Link: https://thehardparts.dev

Currently I've created 4 main section:

- Failure Modes: ways project go wrong

- Red Flags: early signals that are worth taking seriously

- Tech Decisions: common and not so common trade-offs for hard choices

- Playbooks - guided approach for situations that repeat

I've also focused on creating links between them to show how connected many things are: a red flag usually precedes a failure mode, which might connect to a forced decision, etc.

Some entry points to give you an idea:

- The Invisible Deadline: a date that exists socially but not explicitly enough to manage honestly

- Eveyone Asks The Same Person: when one person becomes the default source of truth

- Build a Practical Rollback Strategy: how to build a reliable rollback strategy

It has 151 entries across the 4 sections.

Curious what you think about the content, format, grouping.

stocktech 23 days ago

I'll echo that the UI design is cool. I do think it could be improved to help parse information. Right now, it feels like everything is bold, highlighted, italicized, or something denoting how important it is. This is made worse as every UI element is also bold and highlighted.

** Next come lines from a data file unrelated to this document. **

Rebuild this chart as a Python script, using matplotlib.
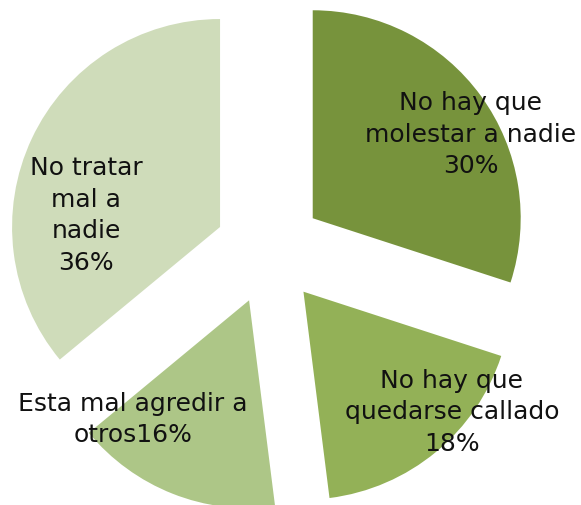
import matplotlib.pyplot as plt

categories = ['No hay que\nmolestar a nadie', 'No hay que\nquedarse callado',
              'Esta mal agredir a\notros', 'No tratar\nmal a\nnadie']
values = [30, 18, 16, 36]
label_text = ['No hay que\nmolestar a nadie\n30%', 'No hay que\nquedarse callado\n18%',
              'Esta mal agredir a\notros16%', 'No tratar\nmal a\nnadie\n36%']
colors = ['#77933C', '#93B157', '#ADC687', '#CFDCBA']

# where the labels sit (data units, radius = 1)
label_pos = [(0.97, 0.56), (0.88, -0.775), (-0.655, -0.81), (-0.88, 0.17)]

fig = plt.figure(figsize=(5.81, 5.06), dpi=100)
ax = fig.add_axes([0, 0, 1, 1])
ax.pie(values, colors=colors, startangle=90, counterclock=False,
       explode=[0.26] * 4, radius=1, wedgeprops=dict(linewidth=0))
for txt, (x, y) in zip(label_text, label_pos):
    ax.text(x, y, txt, ha='center', va='center', fontsize=18,
            family='DejaVu Sans', color='#111111', linespacing=1.4)

ax.set_xlim(-1.293, 1.5)
ax.set_ylim(-1.226, 1.207)
ax.set_aspect('equal')
ax.axis('off')
fig.savefig('out.png', dpi=100)
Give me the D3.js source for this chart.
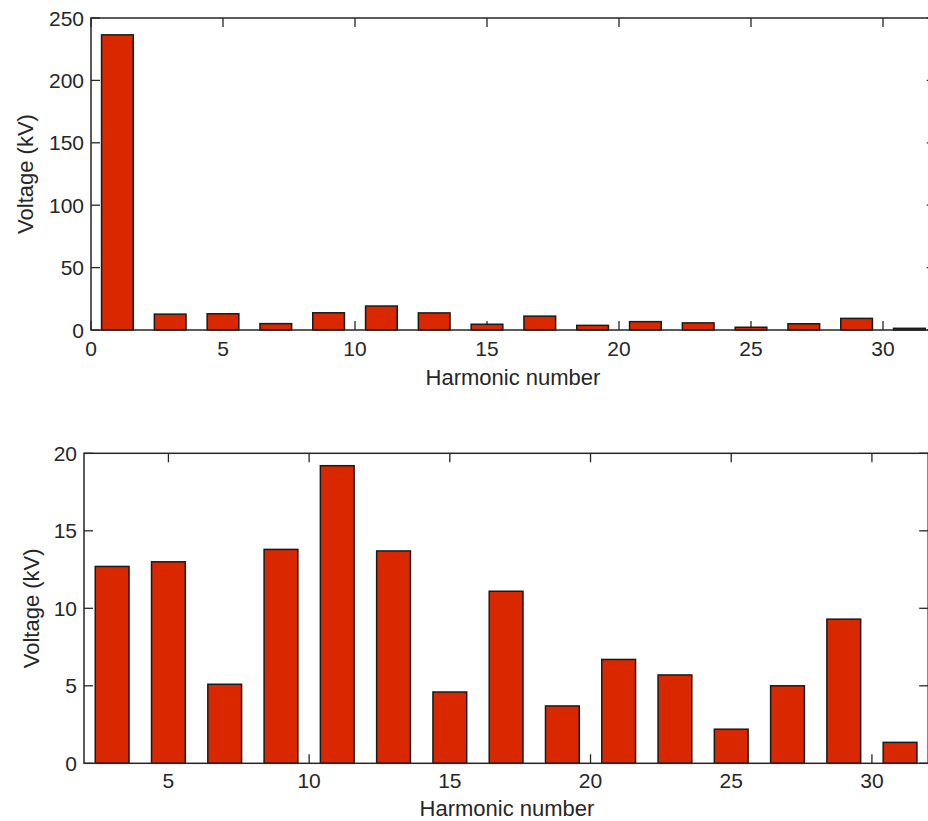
<!DOCTYPE html>
<html>
<head>
<meta charset="utf-8">
<script src="https://cdn.jsdelivr.net/npm/d3@7"></script>
<style>
  body { margin: 0; background: #fff; }
  svg { display: block; font-family: "Liberation Sans", Arial, sans-serif; }
</style>
</head>
<body>
<svg width="928" height="821"></svg>
<script>
// harmonic orders and measured voltages (kV)
const harmonics = [1, 3, 5, 7, 9, 11, 13, 15, 17, 19, 21, 23, 25, 27, 29, 31];
const voltages = [236.5, 12.7, 13.0, 5.1, 13.8, 19.2, 13.7, 4.6, 11.1, 3.7, 6.7, 5.7, 2.2, 5.0, 9.3, 1.35];

const topXTicks = [0, 5, 10, 15, 20, 25, 30];
const topYTicks = [0, 50, 100, 150, 200, 250];
const botXTicks = [5, 10, 15, 20, 25, 30];
const botYTicks = [0, 5, 10, 15, 20];

const allData = harmonics.map((h, i) => ({h: h, v: voltages[i]}));

let svg = d3.select("svg");
let barColor = "#d92800";
let ink = "#262626";

function drawPanel(cfg) {
  let x = d3.scaleLinear().domain(cfg.xDomain).range([cfg.left, cfg.right]);
  let y = d3.scaleLinear().domain(cfg.yDomain).range([cfg.bottom, cfg.top]);
  let g = svg.append("g");
  let tick = 9;

  // inward ticks on all four sides
  g.selectAll(".xtb").data(cfg.xTicks).enter().append("line")
    .attr("x1", d => x(d)).attr("x2", d => x(d))
    .attr("y1", cfg.bottom).attr("y2", cfg.bottom - tick)
    .attr("stroke", ink).attr("stroke-width", 1.3);
  g.selectAll(".xtt").data(cfg.xTicks).enter().append("line")
    .attr("x1", d => x(d)).attr("x2", d => x(d))
    .attr("y1", cfg.top).attr("y2", cfg.top + tick)
    .attr("stroke", ink).attr("stroke-width", 1.3);
  g.selectAll(".ytl").data(cfg.yTicks).enter().append("line")
    .attr("x1", cfg.left).attr("x2", cfg.left + tick)
    .attr("y1", d => y(d)).attr("y2", d => y(d))
    .attr("stroke", ink).attr("stroke-width", 1.3);
  g.selectAll(".ytr").data(cfg.yTicks).enter().append("line")
    .attr("x1", cfg.right).attr("x2", cfg.right - tick)
    .attr("y1", d => y(d)).attr("y2", d => y(d))
    .attr("stroke", ink).attr("stroke-width", 1.3);

  // bars
  let bw = x(1.2) - x(0);
  g.selectAll("rect.bar").data(cfg.data).enter().append("rect")
    .attr("class", "bar")
    .attr("x", d => x(d.h) - bw / 2)
    .attr("width", bw)
    .attr("y", d => y(d.v))
    .attr("height", d => y(0) - y(d.v))
    .attr("fill", barColor)
    .attr("stroke", "#1a1a1a")
    .attr("stroke-width", 1.5);

  // frame
  g.append("rect")
    .attr("x", cfg.left).attr("y", cfg.top)
    .attr("width", cfg.right - cfg.left).attr("height", cfg.bottom - cfg.top)
    .attr("fill", "none").attr("stroke", ink).attr("stroke-width", 1.5);

  // tick labels
  g.selectAll(".xl").data(cfg.xTicks).enter().append("text")
    .attr("x", d => x(d)).attr("y", cfg.bottom + cfg.xLabelDy)
    .attr("text-anchor", "middle")
    .attr("font-size", 21).attr("fill", ink)
    .text(d => d);
  g.selectAll(".yl").data(cfg.yTicks).enter().append("text")
    .attr("x", cfg.left - 7).attr("y", d => y(d))
    .attr("dy", "0.36em")
    .attr("text-anchor", "end")
    .attr("font-size", 21).attr("fill", ink)
    .text(d => d);

  // axis titles
  g.append("text")
    .attr("x", cfg.xTitleX).attr("y", cfg.bottom + cfg.xTitleDy)
    .attr("text-anchor", "middle")
    .attr("font-size", 22).attr("fill", ink)
    .text("Harmonic number");
  g.append("text")
    .attr("transform", "translate(" + cfg.yTitleX + "," + (cfg.top + cfg.bottom) / 2 + ") rotate(-90)")
    .attr("dy", "0.36em")
    .attr("text-anchor", "middle")
    .attr("font-size", 22).attr("fill", ink)
    .text("Voltage (kV)");
}

drawPanel({
  data: allData,
  xDomain: [0, 32], yDomain: [0, 250],
  left: 91, right: 935.8, top: 18, bottom: 330,
  xTicks: topXTicks, yTicks: topYTicks,
  xLabelDy: 26, xTitleDy: 55,
  xTitleX: 513, yTitleX: 25
});

drawPanel({
  data: allData.filter(d => d.h >= 3),
  xDomain: [2, 32], yDomain: [0, 20],
  left: 84, right: 928.2, top: 453.3, bottom: 763.3,
  xTicks: botXTicks, yTicks: botYTicks,
  xLabelDy: 25, xTitleDy: 52.5,
  xTitleX: 507, yTitleX: 31
});
</script>
</body>
</html>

  • ludovicianulOP 22 days ago

    As this is already distilled information, rather than an essay/blog post, my thought was that every part is important. Just like you take notes from a course and use different UI elements to signal how each thing is important.

jdw64 23 days ago

I really like your use of neobrutalism it’s one of my favorite UI styles. Your site is great overall, and I learned a lot from it, especially the playbook section.

I’ve been reading through the SQL and NoSQL parts, and I really enjoyed them. Personally, I would have loved to see more detailed examples or code snippets to make the concepts even clearer.

From my own experience, NoSQL has worked well for blog-style sites where flexibility matters, while SQL tends to be a better fit for payments or larger, more structured systems. So it was interesting to see how you approached that distinction.

Thanks for putting this together — it’s a great resource.